Aaron goes digital, masters SLC grid in men's short
Miner, Mahbanoozadeh sit second, third; Dolensky hits first triple Axel
|Max Aaron, who wanted to do a unique short program, stands alone in first place. (Jay Adeff)|
"We went with something completely different, something none of his skaters had done before, Tron: Legacy," Aaron said. "I watched the movie a million times. I want to be the guy in the movie and pull off the moves."
The big-jumping Aaron succeeded, hitting a quadruple Salchow-double toe, as well as a triple Lutz and triple Axel to earn 74.69 points and take a 5.60-point lead over U.S. bronze medalist Ross Miner.
"We're really focusing on getting the short clean, so I'm up in contention in the long program," Aaron said. "We're working on staying in the present and getting the work done."
Aaron competed at several events this summer, showing the short at the Broadmoor Open, Liberty Summer Competition and Glacier Falls Classic. His coach, Tom Zakrajsek, thinks that work was key to his success Thursday.
"The summer competitions are all about getting out the kinks, and I think Max's experience with the quad showed today," Zakrajsek said. "I was proud that he skated last here, withstood the wait and hit the combination. He's really getting comfortable with it in the program."
In addition to the jumps, Aaron achieved Level 3 for two of his spins, including a change foot sit spin and closing combination spin.
"I think the spins took a big step toward improvement and maxing out the levels," Zakrajsek said. "I can tell from the technical score we came close to some of what we're working toward today."
"This season, I'm trying to get the whole package," Aaron said. "We changed the spins after every event, figuring out what works best and fits the new rules, and at this point we're getting them pretty well set."
Miner gained the event's highest program components score (35.99) for a dramatic and energetic, but controlled, performance to "Rhapsody on a Theme of Paganini," choreographed by Catarina Lindgren.
The Boston-based skater fell on an under-rotated quad Salchow before hitting a strong triple Axel, and executed only a single triple Lutz, with no second jump.
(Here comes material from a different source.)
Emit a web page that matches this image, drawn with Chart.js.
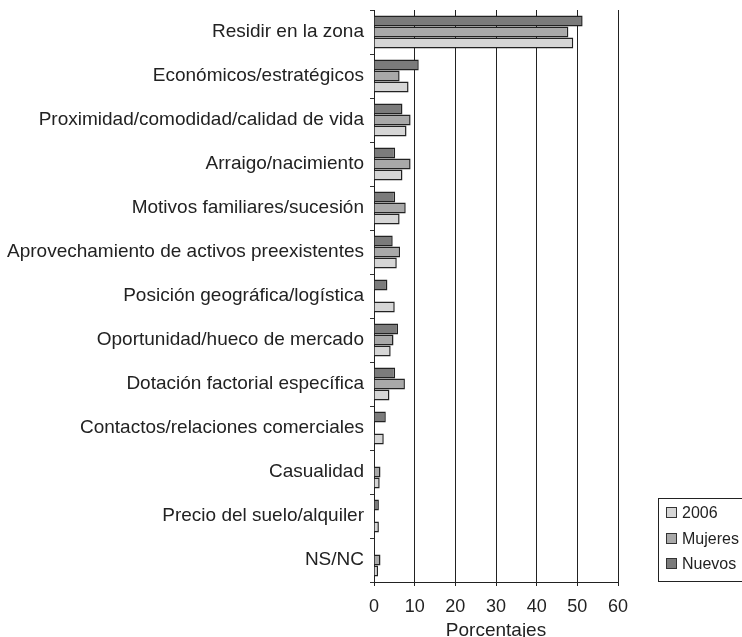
<!DOCTYPE html>
<html>
<head>
<meta charset="utf-8">
<script src="https://cdn.jsdelivr.net/npm/chart.js@4/dist/chart.umd.min.js"></script>
<style>
  html, body { margin: 0; padding: 0; background: #fff; }
  #wrap { width: 742px; height: 637px; }
</style>
</head>
<body>
<div id="wrap"><canvas id="myChart"></canvas></div>
<script>
// Motivos de localización (%), por colectivo
var categories = [
    'Residir en la zona',
    'Económicos/estratégicos',
    'Proximidad/comodidad/calidad de vida',
    'Arraigo/nacimiento',
    'Motivos familiares/sucesión',
    'Aprovechamiento de activos preexistentes',
    'Posición geográfica/logística',
    'Oportunidad/hueco de mercado',
    'Dotación factorial específica',
    'Contactos/relaciones comerciales',
    'Casualidad',
    'Precio del suelo/alquiler',
    'NS/NC'
];
var nuevos   = [51.3, 11.0, 7.0, 5.2, 5.2, 4.6, 3.3, 5.9, 5.2, 2.9, null, 1.2, null];
var mujeres  = [47.8, 6.3, 9.0, 9.0, 7.8, 6.4, null, 4.8, 7.6, null, 1.6, null, 1.6];
var anio2006 = [49.0, 8.5, 8.0, 7.0, 6.3, 5.6, 5.1, 4.1, 3.8, 2.4, 1.4, 1.2, 1.0];
var xTicks = [0, 10, 20, 30, 40, 50, 60];

var FONT = "'Liberation Sans', Arial, Helvetica, sans-serif";

// leyenda con recuadro, abajo a la derecha
var boxLegend = {
    id: 'boxLegend',
    afterDraw: function(chart) {
        var c = chart.ctx;
        var sets = chart.data.datasets.slice().reverse();
        c.save();
        c.strokeStyle = '#222';
        c.lineWidth = 1;
        c.strokeRect(658.5, 498.5, 90, 83);
        c.font = '16px ' + FONT;
        c.textBaseline = 'middle';
        c.textAlign = 'left';
        sets.forEach(function(ds, i) {
            var y = Math.round(513 + i * 25.5);
            c.fillStyle = ds.backgroundColor;
            c.fillRect(666.5, y - 5.5, 10, 10);
            c.strokeStyle = '#333';
            c.strokeRect(666.5, y - 5.5, 10, 10);
            c.fillStyle = '#222';
            c.fillText(ds.label, 682, y + 1);
        });
        c.restore();
    }
};

function serie(label, data, color) {
    return {
        label: label,
        data: data,
        backgroundColor: color,
        borderColor: '#222',
        borderWidth: 1.5,
        barPercentage: 1.0,
        categoryPercentage: 0.75
    };
}

var ctx = document.getElementById('myChart').getContext('2d');

var myBarChart = new Chart(ctx, {
    type: 'bar',
    data: {
        labels: categories,
        datasets: [
            serie('Nuevos', nuevos, '#7b7b7b'),
            serie('Mujeres', mujeres, '#a9a9a9'),
            serie('2006', anio2006, '#d6d6d6')
        ]
    },
    options: {
        indexAxis: 'y',
        responsive: true,
        maintainAspectRatio: false,
        animation: false,
        layout: { padding: { top: 0, right: 124, left: 0, bottom: 0 } },
        plugins: {
            legend: { display: false },
            tooltip: { enabled: false }
        },
        scales: {
            x: {
                min: 0,
                max: 60,
                afterBuildTicks: function(s) {
                    s.ticks = xTicks.map(function(v) { return { value: v }; });
                },
                afterFit: function(s) { s.height = 55; },
                grid: { color: '#222', lineWidth: 1, tickLength: 4 },
                border: { display: true, color: '#222', width: 1 },
                ticks: { color: '#222', font: { family: FONT, size: 18 }, padding: 10 },
                title: {
                    display: true,
                    text: 'Porcentajes',
                    color: '#222',
                    font: { family: FONT, size: 19 },
                    padding: { top: 0, bottom: -5 }
                }
            },
            y: {
                afterFit: function(s) {
                    s.width = 374;
                    s.paddingTop = 10;
                },
                grid: { drawOnChartArea: false, offset: true, tickLength: 4, color: '#333' },
                border: { display: true, color: '#222', width: 1 },
                ticks: { color: '#222', font: { family: FONT, size: 19 }, padding: 6, autoSkip: false }
            }
        }
    },
    plugins: [boxLegend]
});
</script>
</body>
</html>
"I had a nasty, nasty fall in the warm-up, so I was a little apprehensive on the quad Salchow, but I got it up and around," he said. "It's still early in the season, so it's good to get it out there again.
"I wasn't planning on doing a Lutz-toe if I didn't do the Sal-toe. We're going to move things around when I get back [to Boston]. I think we might just change it from a Sal-toe to a Lutz-toe, and make it a [single] quad Salchow. We'll see what happens."
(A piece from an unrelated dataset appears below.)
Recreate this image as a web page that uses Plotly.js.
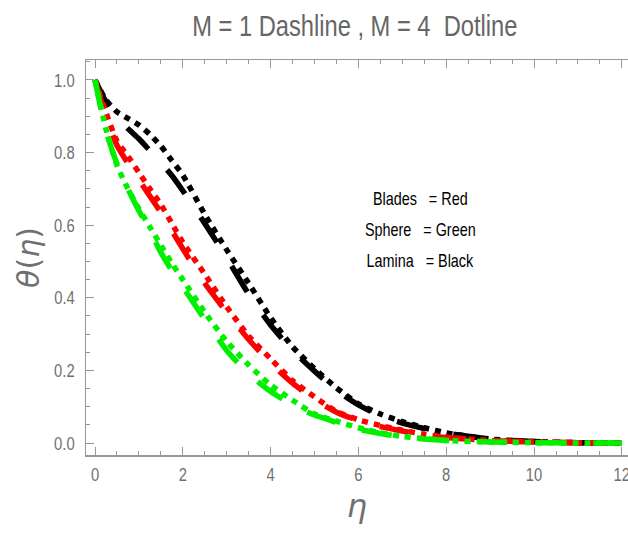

Armin Mahbanoozadeh, fourth at the 2012 U.S. Figure Skating Championships, opened his "Kashmir" short with a solid quad toe, but fell on his triple Axel before recovering with a triple Lutz-triple toe combination. He earned 68.95 points.
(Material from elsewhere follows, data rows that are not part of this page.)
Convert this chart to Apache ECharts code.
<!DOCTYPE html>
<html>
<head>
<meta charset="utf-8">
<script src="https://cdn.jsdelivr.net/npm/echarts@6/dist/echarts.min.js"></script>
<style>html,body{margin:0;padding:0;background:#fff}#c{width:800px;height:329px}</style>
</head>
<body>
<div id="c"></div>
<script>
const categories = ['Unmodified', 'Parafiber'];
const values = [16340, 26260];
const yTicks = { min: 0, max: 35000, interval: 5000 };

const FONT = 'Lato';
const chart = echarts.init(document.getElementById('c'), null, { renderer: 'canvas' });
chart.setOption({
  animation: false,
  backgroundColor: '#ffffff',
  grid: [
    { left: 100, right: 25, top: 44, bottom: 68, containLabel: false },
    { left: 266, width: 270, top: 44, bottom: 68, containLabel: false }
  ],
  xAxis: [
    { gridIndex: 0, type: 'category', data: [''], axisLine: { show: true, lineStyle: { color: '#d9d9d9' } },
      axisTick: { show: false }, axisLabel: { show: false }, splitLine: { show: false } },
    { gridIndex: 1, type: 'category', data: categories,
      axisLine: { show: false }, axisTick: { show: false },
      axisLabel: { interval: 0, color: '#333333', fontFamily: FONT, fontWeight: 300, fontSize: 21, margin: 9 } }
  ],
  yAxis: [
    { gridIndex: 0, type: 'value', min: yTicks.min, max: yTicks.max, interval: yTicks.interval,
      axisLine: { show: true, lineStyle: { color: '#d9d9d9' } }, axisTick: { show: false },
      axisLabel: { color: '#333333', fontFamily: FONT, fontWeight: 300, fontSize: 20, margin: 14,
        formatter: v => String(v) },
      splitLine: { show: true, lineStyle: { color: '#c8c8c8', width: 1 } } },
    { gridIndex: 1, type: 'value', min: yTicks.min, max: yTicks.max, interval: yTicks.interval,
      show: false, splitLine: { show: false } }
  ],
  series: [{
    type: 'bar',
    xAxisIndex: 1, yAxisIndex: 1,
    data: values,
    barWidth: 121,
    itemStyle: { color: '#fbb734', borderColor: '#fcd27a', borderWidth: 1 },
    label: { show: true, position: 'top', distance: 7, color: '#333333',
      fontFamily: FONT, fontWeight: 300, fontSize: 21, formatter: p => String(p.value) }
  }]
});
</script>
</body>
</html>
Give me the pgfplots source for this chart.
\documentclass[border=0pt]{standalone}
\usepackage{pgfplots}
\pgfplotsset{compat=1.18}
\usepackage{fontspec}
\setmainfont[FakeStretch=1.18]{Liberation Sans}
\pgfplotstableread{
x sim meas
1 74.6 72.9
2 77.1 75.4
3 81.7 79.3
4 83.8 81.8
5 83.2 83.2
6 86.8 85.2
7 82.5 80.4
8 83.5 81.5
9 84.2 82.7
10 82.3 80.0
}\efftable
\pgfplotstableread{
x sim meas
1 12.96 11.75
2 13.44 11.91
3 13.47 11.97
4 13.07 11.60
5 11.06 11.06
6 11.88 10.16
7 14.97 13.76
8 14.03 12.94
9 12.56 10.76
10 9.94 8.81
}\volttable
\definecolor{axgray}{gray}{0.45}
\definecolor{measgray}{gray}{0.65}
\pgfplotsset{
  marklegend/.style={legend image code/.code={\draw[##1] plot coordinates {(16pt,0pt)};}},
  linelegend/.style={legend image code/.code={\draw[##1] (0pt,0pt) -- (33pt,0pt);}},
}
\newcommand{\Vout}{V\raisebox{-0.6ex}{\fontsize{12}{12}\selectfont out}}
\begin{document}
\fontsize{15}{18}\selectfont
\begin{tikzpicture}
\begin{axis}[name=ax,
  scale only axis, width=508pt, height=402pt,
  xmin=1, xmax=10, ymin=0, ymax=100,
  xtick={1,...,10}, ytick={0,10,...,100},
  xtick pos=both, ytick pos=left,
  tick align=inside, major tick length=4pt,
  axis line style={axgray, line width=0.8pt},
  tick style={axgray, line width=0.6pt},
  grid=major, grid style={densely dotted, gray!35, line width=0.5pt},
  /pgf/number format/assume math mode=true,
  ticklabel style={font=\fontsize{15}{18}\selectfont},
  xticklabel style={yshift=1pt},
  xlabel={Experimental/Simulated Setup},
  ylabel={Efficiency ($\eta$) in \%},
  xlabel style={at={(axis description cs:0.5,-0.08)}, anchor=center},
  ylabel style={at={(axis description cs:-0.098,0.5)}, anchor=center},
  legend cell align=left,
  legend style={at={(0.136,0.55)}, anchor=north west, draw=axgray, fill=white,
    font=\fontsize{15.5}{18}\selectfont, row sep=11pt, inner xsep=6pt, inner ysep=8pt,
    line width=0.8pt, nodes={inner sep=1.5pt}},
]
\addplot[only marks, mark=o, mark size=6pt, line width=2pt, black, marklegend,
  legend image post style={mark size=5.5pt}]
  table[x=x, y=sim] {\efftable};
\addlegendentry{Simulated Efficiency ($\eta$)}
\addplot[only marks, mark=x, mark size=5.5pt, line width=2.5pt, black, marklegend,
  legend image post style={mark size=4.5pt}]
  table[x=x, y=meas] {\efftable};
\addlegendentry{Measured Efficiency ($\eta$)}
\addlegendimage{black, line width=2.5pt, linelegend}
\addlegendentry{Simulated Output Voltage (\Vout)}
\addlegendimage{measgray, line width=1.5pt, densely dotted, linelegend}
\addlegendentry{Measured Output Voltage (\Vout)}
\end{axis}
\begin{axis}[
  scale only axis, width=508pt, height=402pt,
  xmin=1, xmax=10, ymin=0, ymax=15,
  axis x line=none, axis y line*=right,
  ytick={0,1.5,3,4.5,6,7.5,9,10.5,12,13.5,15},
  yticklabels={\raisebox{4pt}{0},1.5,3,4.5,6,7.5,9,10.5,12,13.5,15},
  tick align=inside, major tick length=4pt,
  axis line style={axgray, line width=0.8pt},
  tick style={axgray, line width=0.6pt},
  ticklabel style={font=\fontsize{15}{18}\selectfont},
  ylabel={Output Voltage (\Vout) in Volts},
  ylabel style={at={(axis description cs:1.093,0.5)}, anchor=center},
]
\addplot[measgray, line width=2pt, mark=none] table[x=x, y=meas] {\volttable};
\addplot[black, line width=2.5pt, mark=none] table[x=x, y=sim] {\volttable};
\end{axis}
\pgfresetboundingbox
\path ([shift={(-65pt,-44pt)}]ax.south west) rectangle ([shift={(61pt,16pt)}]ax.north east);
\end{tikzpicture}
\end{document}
"I'm happy with the toe, although I probably didn't get as many points as I could have, since it wasn't in combo and wasn't out of steps," Mahbanoozadeh said. "Every time I land it in an event I get more confident with it, so I'm keeping my eyes forward and I'm excited for the free skate in two days."
Shiu Ting Ronald Lam of Hong Kong, who trains in British Columbia, Canada, under Bruno DelMaestro, had a solid program, including a triple Axel and triple flip-triple toe combination, to place fourth with 67.13 points.
Tim Dolensky celebrated his first senior international by hitting a triple Axel in competition for the first time in his jazzy short to "Beyond the Sea." The U.S. junior silver medalist fell on his 'Tano triple Lutz, but still earned 63.68 points for fifth place.
"I was real excited with my first Axel in competition," said Dolensky, who trains in Atlanta under Debbie Prachar. "I tried to leave it behind and focus into the rest of the program, but it was hard. I popped the triple toe in the triple loop combo (to a double) and fell on the Lutz.
"My goal was to throw [the Axel] out there and see how it went, and I wanted my components to be better, to make it look like I'm a senior now."